A Property Passport helps reduce uncertainty. It makes it easier to review what has happened at the home. It makes communication clearer. It helps separate assumptions from facts.
It can also be useful later. A structured history may help when reviewing maintenance patterns, checking past incidents, planning future work, or simply understanding how the home has been cared for over time.
And perhaps most importantly, it builds trust. Not abstract trust, but practical trust built on visible records.
What it can look like in practice
A real Property Passport is not theoretical. It is built entry by entry.
For example, one property record might include a documented WiFi and media installation, a plumbing intervention after a water leak near a dishwasher, and a routine property visit carried out afterward to confirm general condition and order. Each event can be linked to the relevant contractor, dated properly, and supported by evidence where needed.
That gives the owner something simple but powerful: a readable timeline of care.

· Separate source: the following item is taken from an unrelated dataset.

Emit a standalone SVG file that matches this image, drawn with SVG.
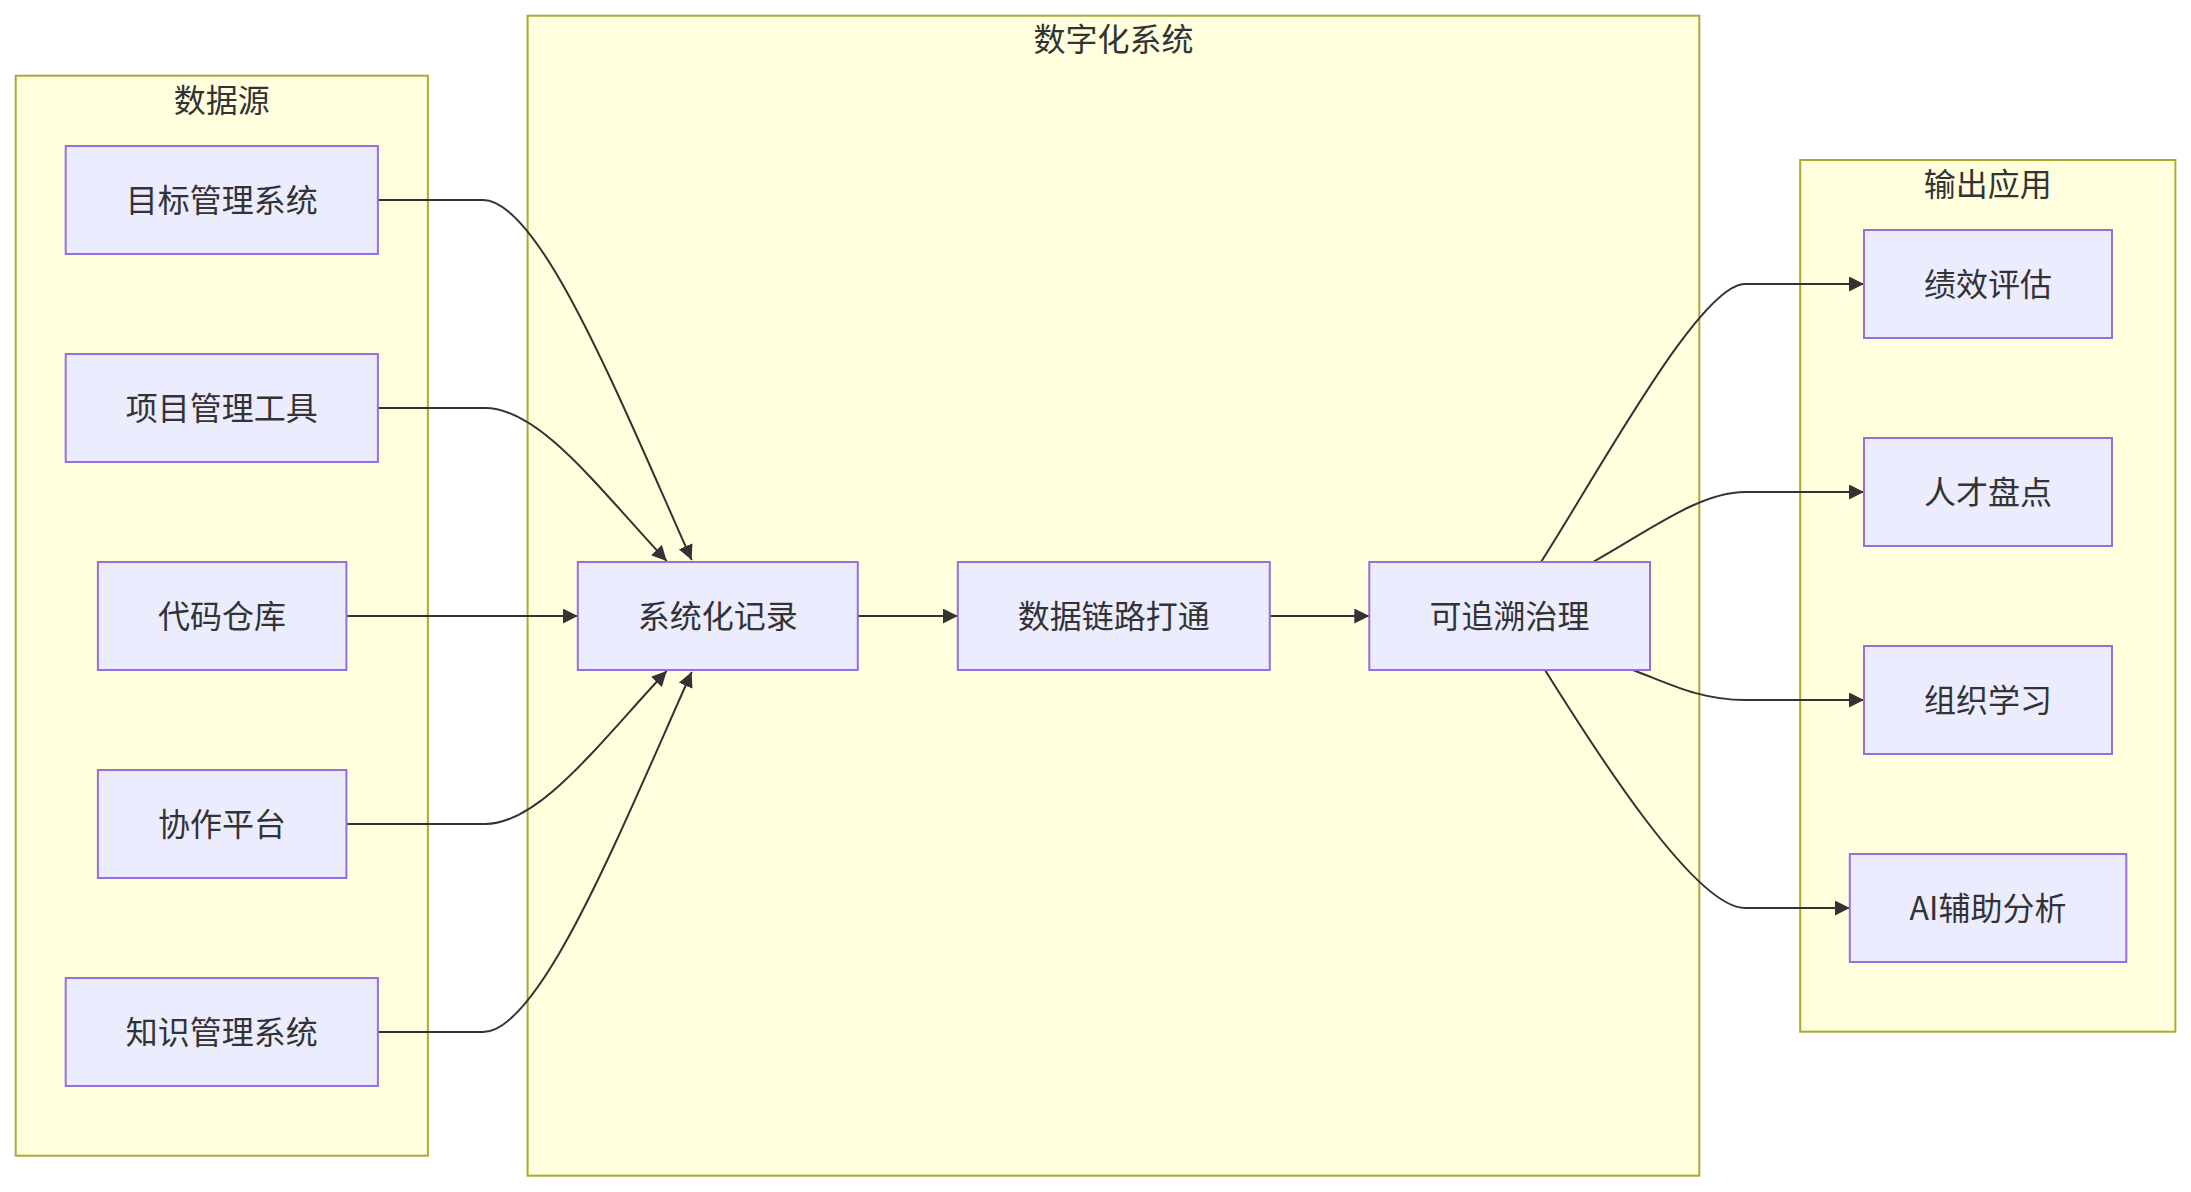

You do not have to reconstruct the past from memory. You can see it.
Built over time, not all at once
A Property Passport is not something that appears fully formed on day one. It grows gradually.
That is actually one of its strengths. Each visit, each report, each intervention adds another layer of confidence. Over time, the property becomes easier to understand, easier to manage, and easier to trust.
For a second-home owner, that can make a real difference.
Because looking after a property is one thing.
Being able to show how it has been looked after is another.
The value of a Property Passport will grow even more in the years ahead.
As AI tools become more practical and reliable, they will make it easier to review the condition of a property in a clearer and more structured way. That will not apply only to visible issues, but increasingly also to equipment, systems, and technical infrastructure such as appliances, installations, and recurring maintenance needs.
With a properly built Property Passport, those tools will be able to work with a much stronger foundation. Instead of looking at isolated documents or one-off photos, they will be able to read a continuous property history. That can make it easier to identify patterns, flag risks earlier, and help owners understand what may need attention next.
Over time, this could support more forward-looking care of the property. Equipment servicing may be anticipated earlier. Replacement cycles may become easier to plan. New systems or upgrades may be added more modularly, with each addition becoming part of the long-term record rather than another disconnected file.
For owners, that means something simple but important: even greater clarity, less uncertainty, and more confident decision-making.
A well-structured Property Passport is not only useful for understanding the past. It can also become the foundation for managing the future of a second home more intelligently.